Task to complete:
Leave out any picture and return the remaining listing below exactly as given.

——

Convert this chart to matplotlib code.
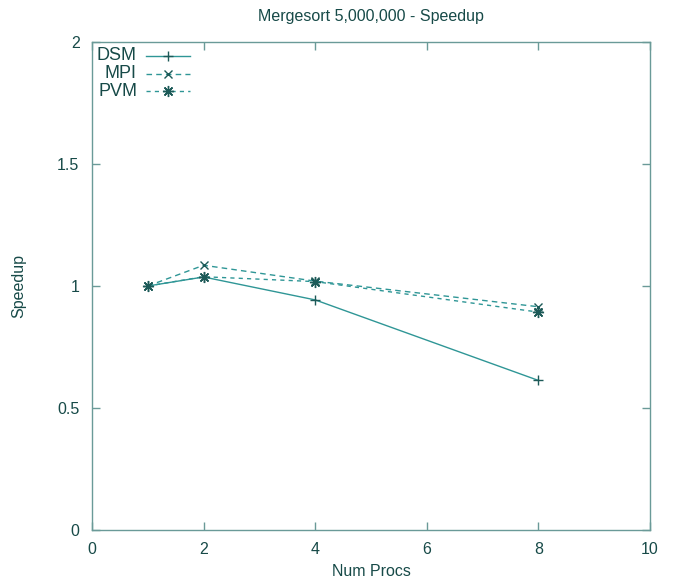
import matplotlib
matplotlib.use("Agg")
import matplotlib.pyplot as plt
from matplotlib.lines import Line2D

plt.rcParams['font.family'] = ['Liberation Sans', 'DejaVu Sans']

procs = [1, 2, 4, 8]
dsm = [1.0, 1.037, 0.943, 0.613]
mpi = [1.0, 1.085, 1.02, 0.915]
pvm = [1.0, 1.038, 1.018, 0.893]
series_names = ["DSM", "MPI", "PVM"]
xticks = [0, 2, 4, 6, 8, 10]
yticks = [0, 0.5, 1, 1.5, 2]
ytick_labels = ["0", "0.5", "1", "1.5", "2"]

line_col = '#2f9696'
text_col = '#174a48'
frame_col = '#6a9a98'

fig = plt.figure(figsize=(6.74, 5.8), dpi=100)
ax = fig.add_axes([92/674, 1-530/580, (650-92)/674, (530-42)/580])

styles = [
    dict(ls='-', marker='+', ms=7),
    dict(ls=(0, (4, 3)), marker='x', ms=6),
    dict(ls=(0, (3, 3)), marker=(8, 2, 0), ms=8),
]
for vals, st in zip([dsm, mpi, pvm], styles):
    ax.plot(procs, vals, color=line_col, lw=1.0, mew=1.0, mec='#1d5a58', **st)

ax.set_xlim(0, 10)
ax.set_ylim(0, 2)
ax.set_xticks(xticks)
ax.set_yticks(yticks)
ax.set_yticklabels(ytick_labels)
ax.tick_params(direction='in', length=6, width=1, color=frame_col,
               top=True, right=True, labelsize=11.5, labelcolor=text_col, pad=9)
for s in ax.spines.values():
    s.set_color(frame_col)
    s.set_linewidth(1.0)

ax.set_title("Mergesort 5,000,000 - Speedup", fontsize=11.5, color=text_col, pad=15)
ax.set_xlabel("Num Procs", fontsize=11.5, color=text_col, labelpad=5)
ax.set_ylabel("Speedup", fontsize=11.5, color=text_col, labelpad=22)

# gnuplot-style legend: right-aligned labels, sample line to the right
ys = [56, 74, 91]
for name, st, yp in zip(series_names, styles, ys):
    yf = 1 - yp / 580
    fig.text(137/674, yf, name, ha='right', va='center', fontsize=13, color=text_col)
    fig.add_artist(Line2D([146/674, 190/674], [yf, yf], color=line_col, lw=1.0,
                          ls=st['ls'], transform=fig.transFigure))
    fig.add_artist(Line2D([168/674], [yf], color=line_col, lw=0, marker=st['marker'],
                          ms=st['ms'], mew=1.0, mec='#1d5a58', transform=fig.transFigure))

fig.savefig("out.png", dpi=100)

——

Response for this exercise:
Convert this chart to matplotlib code.
import matplotlib
matplotlib.use("Agg")
import matplotlib.pyplot as plt
from matplotlib.lines import Line2D

plt.rcParams['font.family'] = ['Liberation Sans', 'DejaVu Sans']

procs = [1, 2, 4, 8]
dsm = [1.0, 1.037, 0.943, 0.613]
mpi = [1.0, 1.085, 1.02, 0.915]
pvm = [1.0, 1.038, 1.018, 0.893]
series_names = ["DSM", "MPI", "PVM"]
xticks = [0, 2, 4, 6, 8, 10]
yticks = [0, 0.5, 1, 1.5, 2]
ytick_labels = ["0", "0.5", "1", "1.5", "2"]

line_col = '#2f9696'
text_col = '#174a48'
frame_col = '#6a9a98'

fig = plt.figure(figsize=(6.74, 5.8), dpi=100)
ax = fig.add_axes([92/674, 1-530/580, (650-92)/674, (530-42)/580])

styles = [
    dict(ls='-', marker='+', ms=7),
    dict(ls=(0, (4, 3)), marker='x', ms=6),
    dict(ls=(0, (3, 3)), marker=(8, 2, 0), ms=8),
]
for vals, st in zip([dsm, mpi, pvm], styles):
    ax.plot(procs, vals, color=line_col, lw=1.0, mew=1.0, mec='#1d5a58', **st)

ax.set_xlim(0, 10)
ax.set_ylim(0, 2)
ax.set_xticks(xticks)
ax.set_yticks(yticks)
ax.set_yticklabels(ytick_labels)
ax.tick_params(direction='in', length=6, width=1, color=frame_col,
               top=True, right=True, labelsize=11.5, labelcolor=text_col, pad=9)
for s in ax.spines.values():
    s.set_color(frame_col)
    s.set_linewidth(1.0)

ax.set_title("Mergesort 5,000,000 - Speedup", fontsize=11.5, color=text_col, pad=15)
ax.set_xlabel("Num Procs", fontsize=11.5, color=text_col, labelpad=5)
ax.set_ylabel("Speedup", fontsize=11.5, color=text_col, labelpad=22)

# gnuplot-style legend: right-aligned labels, sample line to the right
ys = [56, 74, 91]
for name, st, yp in zip(series_names, styles, ys):
    yf = 1 - yp / 580
    fig.text(137/674, yf, name, ha='right', va='center', fontsize=13, color=text_col)
    fig.add_artist(Line2D([146/674, 190/674], [yf, yf], color=line_col, lw=1.0,
                          ls=st['ls'], transform=fig.transFigure))
    fig.add_artist(Line2D([168/674], [yf], color=line_col, lw=0, marker=st['marker'],
                          ms=st['ms'], mew=1.0, mec='#1d5a58', transform=fig.transFigure))

fig.savefig("out.png", dpi=100)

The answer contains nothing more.